I hope there will be enforcement tools in the near future and I believe the
fines and other forms of punishment should be very high. First offence could
mean no driving for a month along with a huge fine that is based on salary,
second offence something along the lines of losing your license completely and
having to go through the complete process of examination, etc after a year of
reflection without driving, again with a hefty fine. Apparently you weren't
that interesting in driving to begin with, in the bus you can look at your
phone all you want. Third offence means you don't get a license for 20 years.
Killing/injuring someone while using your phone in the car should result into
some form of prison sentence.

In my eyes there is 0 excuse for being engaged with your phone in the car in
any other form than passively while using it for navigation. The worst are
people who are looking at messages and writing.

A few weeks ago I was almost hit by a driver who sped over the crossing I was
walking on. I was paying attention enough to see him with his phone in his
hand, looking at something on the screen, never looking up and I was just able
to stop walking. I don't know if I'd been killed if I weren't paying
attention, but it wouldn't have been pretty.
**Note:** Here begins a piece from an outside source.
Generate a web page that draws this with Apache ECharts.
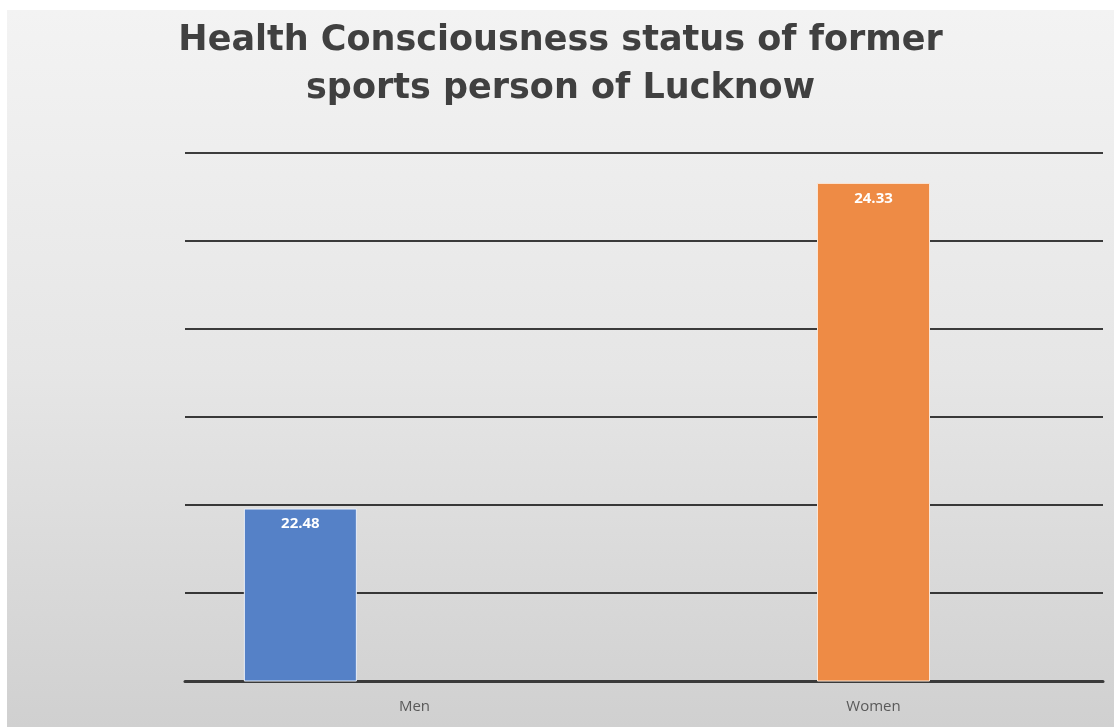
<!DOCTYPE html>
<html>
<head>
<meta charset="utf-8">
<script src="https://cdn.jsdelivr.net/npm/echarts@6/dist/echarts.min.js"></script>
<style>
  html, body { margin: 0; padding: 0; background: #fff; }
  #chart {
    position: absolute; left: 7px; top: 10px; width: 1107px; height: 717px;
    background: linear-gradient(to bottom, #f3f3f3 0%, #e6e6e6 50%, #d0d0d0 100%);
  }
</style>
</head>
<body>
<div id="chart"></div>
<script>
const categories = ['Men', 'Women'];
const menValues = [22.48, '-'];
const womenValues = ['-', 24.33];
const spareValues = ['-', '-'];

const chart = echarts.init(document.getElementById('chart'));

const label = {
  show: true, position: 'insideTop', distance: 8,
  color: '#fff', fontWeight: 'bold', fontSize: 15, fontFamily: 'Open Sans'
};

chart.setOption({
  title: {
    text: 'Health Consciousness status of former\nsports person of Lucknow',
    left: 'center', top: 2,
    textStyle: { fontFamily: 'DejaVu Sans', fontWeight: 'bold', fontSize: 35, color: '#404040', lineHeight: 48 }
  },
  grid: { left: 178, right: 11, top: 143, bottom: 46 },
  xAxis: {
    type: 'category', data: categories,
    axisTick: { show: false },
    axisLine: { lineStyle: { color: '#3a3a3a', width: 3 } },
    axisLabel: { color: '#595959', fontSize: 15, fontFamily: 'Open Sans', margin: 18 }
  },
  yAxis: {
    type: 'value', min: 21.5, max: 24.5, interval: 0.5,
    axisLabel: { show: false },
    axisLine: { show: false },
    splitLine: { lineStyle: { color: '#000', width: 1.5 } }
  },
  series: [
    { type: 'bar', name: 'Men', data: menValues, barWidth: 113, barGap: '1%',
      itemStyle: { color: '#5581c7', borderColor: '#e8eef8', borderWidth: 1 }, label },
    { type: 'bar', name: 'Women', data: womenValues, barWidth: 113, barGap: '1%',
      itemStyle: { color: '#ee8b45', borderColor: '#fbe6d6', borderWidth: 1 }, label },
    { type: 'bar', name: 'spare', data: spareValues, barWidth: 113, barGap: '1%' }
  ]
});
</script>
</body>
</html>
I don't even care that much about myself though, I already have little faith
in people's ability to drive properly so I pay attention and hope that keeps
saving me. What I worry about are my children, who are bound to make some
mistakes when crossing streets, etc, them being kids after all. The idea of
someone killing them because they had to make a lame joke in a group chat in
order to earn some emoji-based kudos is insane yet somehow not impossible.

------
black6
Using a phone wile driving is one of my pet peeves, but this doesn't seem like
an effective approach. If a problem person is already distracted (not a false-
positive), will they even pay attention to the flashing sign?

Just last night I had to knock on the hood of a woman using her phone while
driving in the parking lot after she nearly ran over my wife and daughter
walking to a restaurant. She was completely oblivious to the goings on around
her and got extremely offended when I made the "hang up" gesture and told her
to put down her phone while driving. ¯\\_(ツ)_/¯

------
nmstoker
It should just turn on when there's a car as that will be equally effective as
the system (with its flaws) and then they could save the £6,000

------
teilo
Anyone using Carplay or Android Auto is going to get flagged by this. This is
stupid.